Extract each line from the entries below that has the string "Write" in it.

PROVIDED DATA -
* * * *
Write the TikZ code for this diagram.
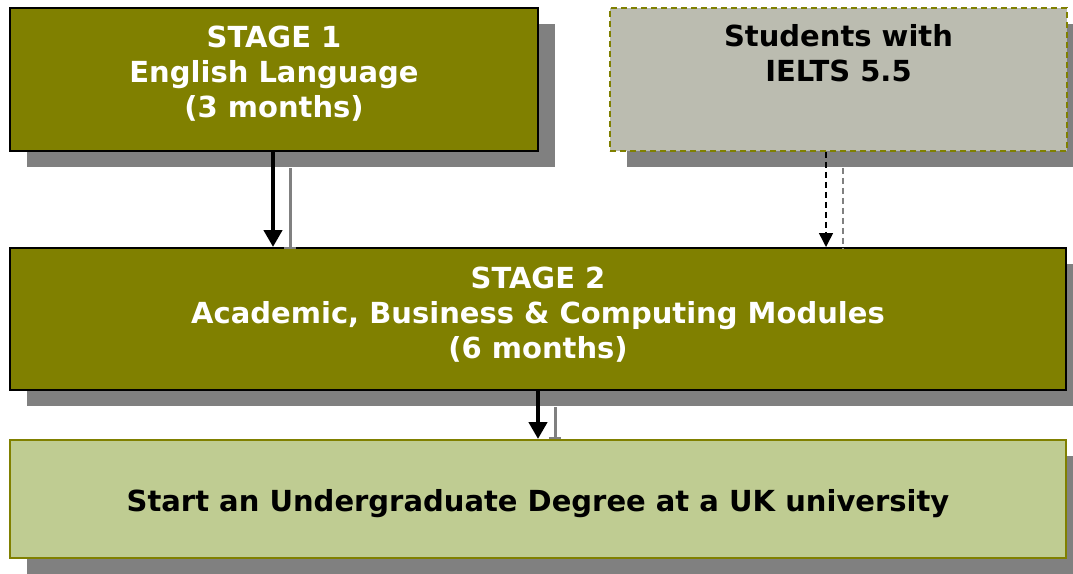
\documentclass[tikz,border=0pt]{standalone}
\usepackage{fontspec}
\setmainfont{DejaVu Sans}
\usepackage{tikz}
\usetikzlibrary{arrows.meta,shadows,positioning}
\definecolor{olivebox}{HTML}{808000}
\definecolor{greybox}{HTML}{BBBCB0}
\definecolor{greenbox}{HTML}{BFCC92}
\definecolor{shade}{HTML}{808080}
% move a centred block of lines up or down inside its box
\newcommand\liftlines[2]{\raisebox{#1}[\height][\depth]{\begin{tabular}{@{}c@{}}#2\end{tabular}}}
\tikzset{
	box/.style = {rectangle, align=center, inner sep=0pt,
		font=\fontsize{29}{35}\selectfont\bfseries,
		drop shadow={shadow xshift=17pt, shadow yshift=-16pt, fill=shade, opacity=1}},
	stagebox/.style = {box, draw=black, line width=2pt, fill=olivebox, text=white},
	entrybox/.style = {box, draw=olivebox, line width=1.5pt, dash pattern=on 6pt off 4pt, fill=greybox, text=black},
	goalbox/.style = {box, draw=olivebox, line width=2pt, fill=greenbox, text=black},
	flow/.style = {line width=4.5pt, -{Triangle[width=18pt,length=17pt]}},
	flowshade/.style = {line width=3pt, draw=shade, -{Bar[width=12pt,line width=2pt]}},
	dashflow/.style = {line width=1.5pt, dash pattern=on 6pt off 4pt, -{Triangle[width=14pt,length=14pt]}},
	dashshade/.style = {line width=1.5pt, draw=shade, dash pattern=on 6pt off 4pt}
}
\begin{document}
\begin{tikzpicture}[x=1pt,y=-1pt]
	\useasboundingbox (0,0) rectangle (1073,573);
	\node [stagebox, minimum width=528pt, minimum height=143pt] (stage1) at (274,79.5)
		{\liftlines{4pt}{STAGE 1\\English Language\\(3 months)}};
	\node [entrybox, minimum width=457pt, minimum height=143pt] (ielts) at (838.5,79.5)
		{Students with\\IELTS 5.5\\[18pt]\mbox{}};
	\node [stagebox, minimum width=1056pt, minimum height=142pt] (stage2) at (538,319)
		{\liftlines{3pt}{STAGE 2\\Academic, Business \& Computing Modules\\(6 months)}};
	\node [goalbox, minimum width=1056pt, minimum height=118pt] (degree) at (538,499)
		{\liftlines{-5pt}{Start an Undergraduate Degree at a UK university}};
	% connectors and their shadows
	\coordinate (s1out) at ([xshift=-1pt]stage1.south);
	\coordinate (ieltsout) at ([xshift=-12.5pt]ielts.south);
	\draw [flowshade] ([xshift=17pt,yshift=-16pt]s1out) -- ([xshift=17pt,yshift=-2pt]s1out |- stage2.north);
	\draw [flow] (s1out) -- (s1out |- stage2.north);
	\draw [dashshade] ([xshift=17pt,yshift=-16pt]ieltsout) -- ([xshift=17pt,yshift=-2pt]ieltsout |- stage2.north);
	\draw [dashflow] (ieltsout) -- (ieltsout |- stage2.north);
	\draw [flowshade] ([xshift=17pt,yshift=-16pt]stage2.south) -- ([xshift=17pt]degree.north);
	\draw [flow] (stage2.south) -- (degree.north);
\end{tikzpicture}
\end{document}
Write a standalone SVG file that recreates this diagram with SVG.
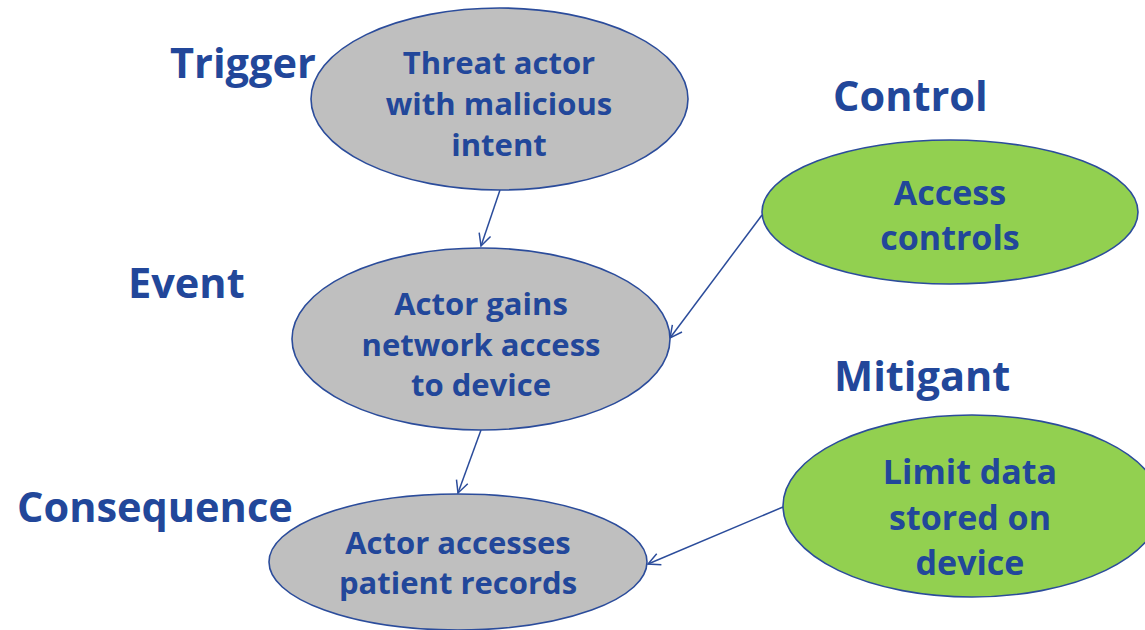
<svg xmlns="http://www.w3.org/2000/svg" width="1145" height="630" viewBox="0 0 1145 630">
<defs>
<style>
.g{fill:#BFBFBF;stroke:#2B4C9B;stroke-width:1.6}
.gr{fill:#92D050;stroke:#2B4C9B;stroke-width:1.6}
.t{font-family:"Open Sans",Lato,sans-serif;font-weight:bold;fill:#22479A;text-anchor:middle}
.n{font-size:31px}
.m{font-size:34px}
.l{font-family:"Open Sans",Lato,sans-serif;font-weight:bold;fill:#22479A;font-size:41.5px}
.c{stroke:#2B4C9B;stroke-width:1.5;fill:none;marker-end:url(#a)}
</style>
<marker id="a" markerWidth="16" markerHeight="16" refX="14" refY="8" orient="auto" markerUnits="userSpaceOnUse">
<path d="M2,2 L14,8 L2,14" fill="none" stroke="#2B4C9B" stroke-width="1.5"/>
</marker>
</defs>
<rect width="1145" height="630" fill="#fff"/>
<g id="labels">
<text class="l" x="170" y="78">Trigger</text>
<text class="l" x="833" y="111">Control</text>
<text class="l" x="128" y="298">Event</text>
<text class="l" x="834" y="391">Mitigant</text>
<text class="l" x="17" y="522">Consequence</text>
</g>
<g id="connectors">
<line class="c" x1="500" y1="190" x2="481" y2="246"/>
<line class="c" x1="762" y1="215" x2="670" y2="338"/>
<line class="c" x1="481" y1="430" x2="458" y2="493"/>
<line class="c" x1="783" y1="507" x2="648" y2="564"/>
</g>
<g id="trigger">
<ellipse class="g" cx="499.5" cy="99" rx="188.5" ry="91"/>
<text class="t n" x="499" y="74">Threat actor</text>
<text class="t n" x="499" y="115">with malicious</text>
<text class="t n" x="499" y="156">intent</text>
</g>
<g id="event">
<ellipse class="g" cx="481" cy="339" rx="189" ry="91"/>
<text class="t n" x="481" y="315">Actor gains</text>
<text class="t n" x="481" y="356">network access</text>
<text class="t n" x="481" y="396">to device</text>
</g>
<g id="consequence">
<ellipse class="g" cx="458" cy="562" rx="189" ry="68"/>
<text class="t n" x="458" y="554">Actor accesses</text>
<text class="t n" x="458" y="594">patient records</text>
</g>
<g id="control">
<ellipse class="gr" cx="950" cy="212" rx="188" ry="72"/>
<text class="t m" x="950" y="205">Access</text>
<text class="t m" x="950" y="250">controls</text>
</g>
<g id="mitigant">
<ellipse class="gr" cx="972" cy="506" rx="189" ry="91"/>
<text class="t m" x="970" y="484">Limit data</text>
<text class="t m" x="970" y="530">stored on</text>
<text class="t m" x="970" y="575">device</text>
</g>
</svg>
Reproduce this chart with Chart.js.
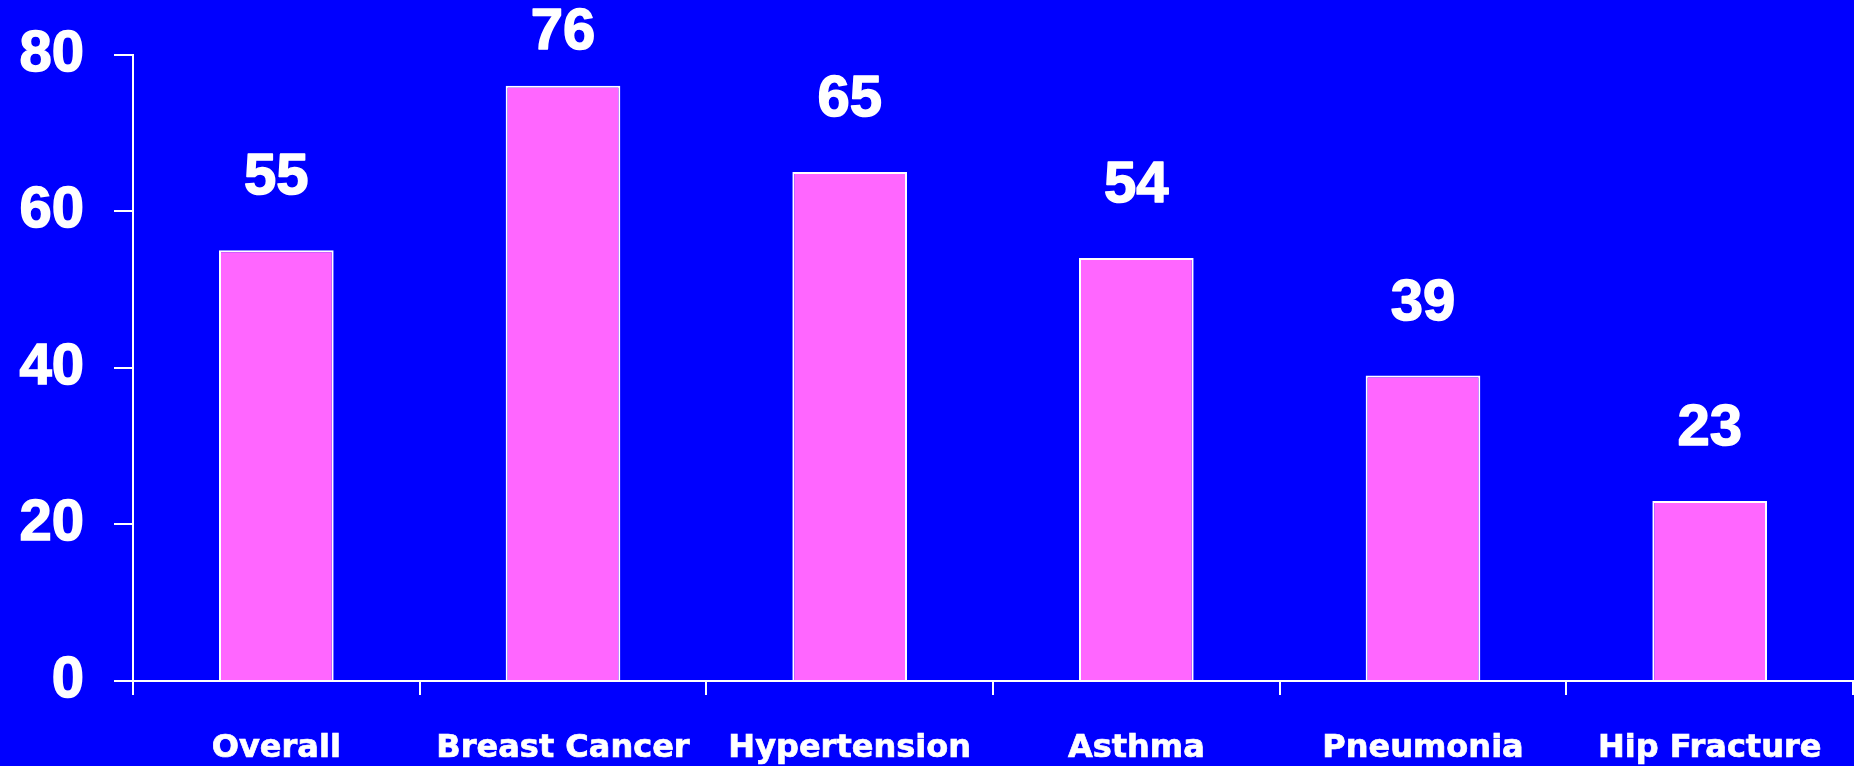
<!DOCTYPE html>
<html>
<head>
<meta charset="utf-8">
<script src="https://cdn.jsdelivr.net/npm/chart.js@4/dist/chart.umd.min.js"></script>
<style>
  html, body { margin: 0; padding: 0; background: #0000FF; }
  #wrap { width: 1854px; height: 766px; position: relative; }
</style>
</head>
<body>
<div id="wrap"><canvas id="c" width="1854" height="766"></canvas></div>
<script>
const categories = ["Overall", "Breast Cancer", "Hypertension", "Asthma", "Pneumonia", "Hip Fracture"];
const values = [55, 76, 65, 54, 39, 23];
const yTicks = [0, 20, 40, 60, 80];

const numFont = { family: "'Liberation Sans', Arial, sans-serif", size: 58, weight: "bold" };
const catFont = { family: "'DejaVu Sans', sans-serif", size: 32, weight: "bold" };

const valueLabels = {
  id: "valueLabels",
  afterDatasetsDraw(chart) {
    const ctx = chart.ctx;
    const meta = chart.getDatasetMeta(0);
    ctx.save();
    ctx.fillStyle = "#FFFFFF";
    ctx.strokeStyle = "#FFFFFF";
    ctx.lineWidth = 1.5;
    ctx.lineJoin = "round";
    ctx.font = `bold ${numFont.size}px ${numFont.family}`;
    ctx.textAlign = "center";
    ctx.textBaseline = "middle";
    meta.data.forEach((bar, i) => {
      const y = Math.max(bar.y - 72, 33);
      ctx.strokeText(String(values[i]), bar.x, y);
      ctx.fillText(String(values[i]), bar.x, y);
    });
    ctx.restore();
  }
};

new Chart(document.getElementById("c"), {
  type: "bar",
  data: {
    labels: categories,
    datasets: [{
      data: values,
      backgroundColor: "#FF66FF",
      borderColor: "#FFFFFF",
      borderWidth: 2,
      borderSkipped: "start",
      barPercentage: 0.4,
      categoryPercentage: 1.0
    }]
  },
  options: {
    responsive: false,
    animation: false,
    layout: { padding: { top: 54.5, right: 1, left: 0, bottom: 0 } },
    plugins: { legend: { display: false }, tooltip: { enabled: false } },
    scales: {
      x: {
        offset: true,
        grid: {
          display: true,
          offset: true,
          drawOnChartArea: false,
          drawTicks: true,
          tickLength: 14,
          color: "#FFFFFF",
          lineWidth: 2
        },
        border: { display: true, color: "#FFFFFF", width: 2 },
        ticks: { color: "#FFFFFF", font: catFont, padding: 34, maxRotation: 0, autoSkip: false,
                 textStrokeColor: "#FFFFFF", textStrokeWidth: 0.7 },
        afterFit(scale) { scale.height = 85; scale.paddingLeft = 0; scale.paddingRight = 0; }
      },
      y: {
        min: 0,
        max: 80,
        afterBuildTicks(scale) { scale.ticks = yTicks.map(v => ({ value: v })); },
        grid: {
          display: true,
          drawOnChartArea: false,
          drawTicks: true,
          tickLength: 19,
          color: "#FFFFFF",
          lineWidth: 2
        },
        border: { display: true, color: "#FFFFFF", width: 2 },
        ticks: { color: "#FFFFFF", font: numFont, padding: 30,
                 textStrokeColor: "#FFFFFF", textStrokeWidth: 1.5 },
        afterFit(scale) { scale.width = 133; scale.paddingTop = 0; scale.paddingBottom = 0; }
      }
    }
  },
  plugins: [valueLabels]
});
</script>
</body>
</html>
* * * *
PROBLEM SOLUTION -
Write the TikZ code for this diagram.
Write a standalone SVG file that recreates this diagram with SVG.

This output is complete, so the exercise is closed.